• _Your goal_:
Where does the string "with" appear in the records? Copy every line that contains it.

• _Task input_:
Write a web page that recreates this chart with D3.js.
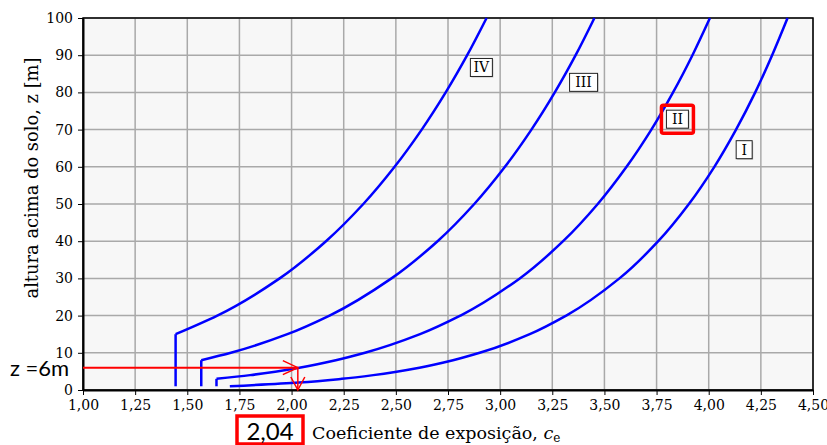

---

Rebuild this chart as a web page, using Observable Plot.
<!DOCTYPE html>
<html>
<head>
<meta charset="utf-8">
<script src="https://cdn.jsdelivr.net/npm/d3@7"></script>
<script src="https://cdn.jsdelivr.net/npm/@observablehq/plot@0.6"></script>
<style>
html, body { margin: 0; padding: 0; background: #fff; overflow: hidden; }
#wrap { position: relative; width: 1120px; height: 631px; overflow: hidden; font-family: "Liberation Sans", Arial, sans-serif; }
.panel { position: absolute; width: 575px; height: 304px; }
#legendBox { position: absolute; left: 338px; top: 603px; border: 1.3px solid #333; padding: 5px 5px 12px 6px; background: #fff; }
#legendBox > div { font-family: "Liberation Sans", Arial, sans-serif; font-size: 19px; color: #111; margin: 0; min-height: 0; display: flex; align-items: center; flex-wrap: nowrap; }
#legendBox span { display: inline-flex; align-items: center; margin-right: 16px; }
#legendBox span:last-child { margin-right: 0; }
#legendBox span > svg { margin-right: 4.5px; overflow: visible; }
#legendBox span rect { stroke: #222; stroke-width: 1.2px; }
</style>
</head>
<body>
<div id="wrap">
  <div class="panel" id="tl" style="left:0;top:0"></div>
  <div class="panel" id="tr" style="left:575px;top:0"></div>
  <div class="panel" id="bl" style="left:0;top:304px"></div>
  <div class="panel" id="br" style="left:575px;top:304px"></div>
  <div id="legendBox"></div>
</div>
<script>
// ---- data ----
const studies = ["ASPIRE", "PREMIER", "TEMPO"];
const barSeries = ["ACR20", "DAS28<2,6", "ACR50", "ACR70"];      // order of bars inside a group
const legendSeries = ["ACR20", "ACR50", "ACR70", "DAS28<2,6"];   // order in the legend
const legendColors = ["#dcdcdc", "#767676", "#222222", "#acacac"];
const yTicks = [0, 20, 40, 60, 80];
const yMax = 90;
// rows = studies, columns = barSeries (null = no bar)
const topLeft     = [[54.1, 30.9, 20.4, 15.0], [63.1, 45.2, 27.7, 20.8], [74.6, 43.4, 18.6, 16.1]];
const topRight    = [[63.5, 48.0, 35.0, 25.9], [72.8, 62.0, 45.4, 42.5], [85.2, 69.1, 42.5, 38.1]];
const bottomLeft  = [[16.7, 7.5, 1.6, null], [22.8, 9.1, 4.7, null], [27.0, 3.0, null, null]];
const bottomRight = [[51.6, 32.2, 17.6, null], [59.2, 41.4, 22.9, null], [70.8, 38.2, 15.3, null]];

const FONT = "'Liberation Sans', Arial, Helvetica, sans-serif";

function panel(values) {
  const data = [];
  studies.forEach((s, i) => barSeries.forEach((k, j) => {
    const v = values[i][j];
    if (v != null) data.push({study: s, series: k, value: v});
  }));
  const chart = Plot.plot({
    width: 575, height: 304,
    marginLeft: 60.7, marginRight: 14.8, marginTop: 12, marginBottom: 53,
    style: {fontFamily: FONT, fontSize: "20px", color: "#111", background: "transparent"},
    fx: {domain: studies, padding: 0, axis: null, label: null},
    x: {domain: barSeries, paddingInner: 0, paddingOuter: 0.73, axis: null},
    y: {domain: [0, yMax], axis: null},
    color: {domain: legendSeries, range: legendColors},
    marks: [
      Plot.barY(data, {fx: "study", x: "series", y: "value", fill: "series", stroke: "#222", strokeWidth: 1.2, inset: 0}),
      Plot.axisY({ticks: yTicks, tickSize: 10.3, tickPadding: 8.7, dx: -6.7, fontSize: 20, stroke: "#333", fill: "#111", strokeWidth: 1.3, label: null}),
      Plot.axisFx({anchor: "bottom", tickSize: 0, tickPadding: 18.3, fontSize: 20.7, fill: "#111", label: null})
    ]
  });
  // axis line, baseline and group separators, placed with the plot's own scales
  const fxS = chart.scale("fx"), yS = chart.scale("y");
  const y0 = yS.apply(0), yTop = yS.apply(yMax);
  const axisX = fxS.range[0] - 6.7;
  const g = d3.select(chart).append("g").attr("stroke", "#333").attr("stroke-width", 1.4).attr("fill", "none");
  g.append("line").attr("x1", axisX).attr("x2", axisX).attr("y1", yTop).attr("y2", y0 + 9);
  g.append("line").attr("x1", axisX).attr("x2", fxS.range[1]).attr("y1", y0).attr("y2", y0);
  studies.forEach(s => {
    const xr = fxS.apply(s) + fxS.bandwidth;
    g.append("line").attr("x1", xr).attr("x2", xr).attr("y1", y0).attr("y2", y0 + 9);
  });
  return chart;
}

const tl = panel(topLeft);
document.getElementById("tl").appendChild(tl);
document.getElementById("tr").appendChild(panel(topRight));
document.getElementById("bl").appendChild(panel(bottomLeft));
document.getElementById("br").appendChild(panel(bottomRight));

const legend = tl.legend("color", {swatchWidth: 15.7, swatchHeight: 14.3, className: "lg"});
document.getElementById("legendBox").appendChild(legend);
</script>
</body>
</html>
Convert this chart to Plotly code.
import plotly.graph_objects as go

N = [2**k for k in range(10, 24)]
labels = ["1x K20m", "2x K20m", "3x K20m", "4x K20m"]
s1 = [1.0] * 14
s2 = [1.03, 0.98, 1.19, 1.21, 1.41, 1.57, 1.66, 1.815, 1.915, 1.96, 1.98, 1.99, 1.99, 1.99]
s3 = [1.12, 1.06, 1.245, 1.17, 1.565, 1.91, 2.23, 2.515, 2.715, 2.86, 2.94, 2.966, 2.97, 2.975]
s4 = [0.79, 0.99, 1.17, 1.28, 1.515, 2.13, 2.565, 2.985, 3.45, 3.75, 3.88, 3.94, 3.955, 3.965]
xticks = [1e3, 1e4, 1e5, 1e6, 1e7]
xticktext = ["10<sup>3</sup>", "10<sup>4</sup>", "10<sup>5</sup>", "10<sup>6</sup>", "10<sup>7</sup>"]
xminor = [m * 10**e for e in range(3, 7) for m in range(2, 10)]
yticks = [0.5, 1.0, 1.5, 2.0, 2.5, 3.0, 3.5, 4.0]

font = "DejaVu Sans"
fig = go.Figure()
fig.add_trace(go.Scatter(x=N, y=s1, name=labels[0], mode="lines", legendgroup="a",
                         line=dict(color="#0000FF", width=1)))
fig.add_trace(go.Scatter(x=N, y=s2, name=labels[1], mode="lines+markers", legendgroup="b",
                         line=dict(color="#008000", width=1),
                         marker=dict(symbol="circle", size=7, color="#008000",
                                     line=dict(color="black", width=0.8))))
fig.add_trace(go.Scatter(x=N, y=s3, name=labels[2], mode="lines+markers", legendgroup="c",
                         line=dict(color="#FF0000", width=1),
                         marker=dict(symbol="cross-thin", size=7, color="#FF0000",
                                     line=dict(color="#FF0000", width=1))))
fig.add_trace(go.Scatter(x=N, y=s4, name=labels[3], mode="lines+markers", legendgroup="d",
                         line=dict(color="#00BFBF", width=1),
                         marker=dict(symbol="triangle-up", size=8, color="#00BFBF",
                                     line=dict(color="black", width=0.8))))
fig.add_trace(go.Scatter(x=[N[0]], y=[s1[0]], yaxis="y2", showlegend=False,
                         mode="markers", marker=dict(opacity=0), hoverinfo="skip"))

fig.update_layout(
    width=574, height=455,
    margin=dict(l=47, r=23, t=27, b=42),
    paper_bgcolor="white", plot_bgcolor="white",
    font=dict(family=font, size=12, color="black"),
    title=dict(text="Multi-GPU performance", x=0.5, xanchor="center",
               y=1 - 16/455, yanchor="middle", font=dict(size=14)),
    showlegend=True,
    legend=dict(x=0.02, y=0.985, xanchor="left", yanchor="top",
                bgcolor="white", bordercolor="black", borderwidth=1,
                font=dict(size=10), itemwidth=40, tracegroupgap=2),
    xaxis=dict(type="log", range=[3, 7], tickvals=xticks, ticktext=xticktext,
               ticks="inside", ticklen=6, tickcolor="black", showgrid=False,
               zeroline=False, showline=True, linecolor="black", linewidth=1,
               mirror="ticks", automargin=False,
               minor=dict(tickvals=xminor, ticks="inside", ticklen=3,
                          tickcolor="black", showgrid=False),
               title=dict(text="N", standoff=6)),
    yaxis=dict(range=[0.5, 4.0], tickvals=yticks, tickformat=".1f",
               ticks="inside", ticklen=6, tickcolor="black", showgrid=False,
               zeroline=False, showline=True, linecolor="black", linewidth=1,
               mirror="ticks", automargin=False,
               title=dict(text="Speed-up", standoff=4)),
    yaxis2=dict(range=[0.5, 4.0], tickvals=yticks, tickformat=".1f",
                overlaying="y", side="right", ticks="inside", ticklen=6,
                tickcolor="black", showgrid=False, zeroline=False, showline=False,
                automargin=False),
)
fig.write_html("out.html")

• _The solution_:
Write a web page that recreates this chart with D3.js.
  // axis line, baseline and group separators, placed with the plot's own scales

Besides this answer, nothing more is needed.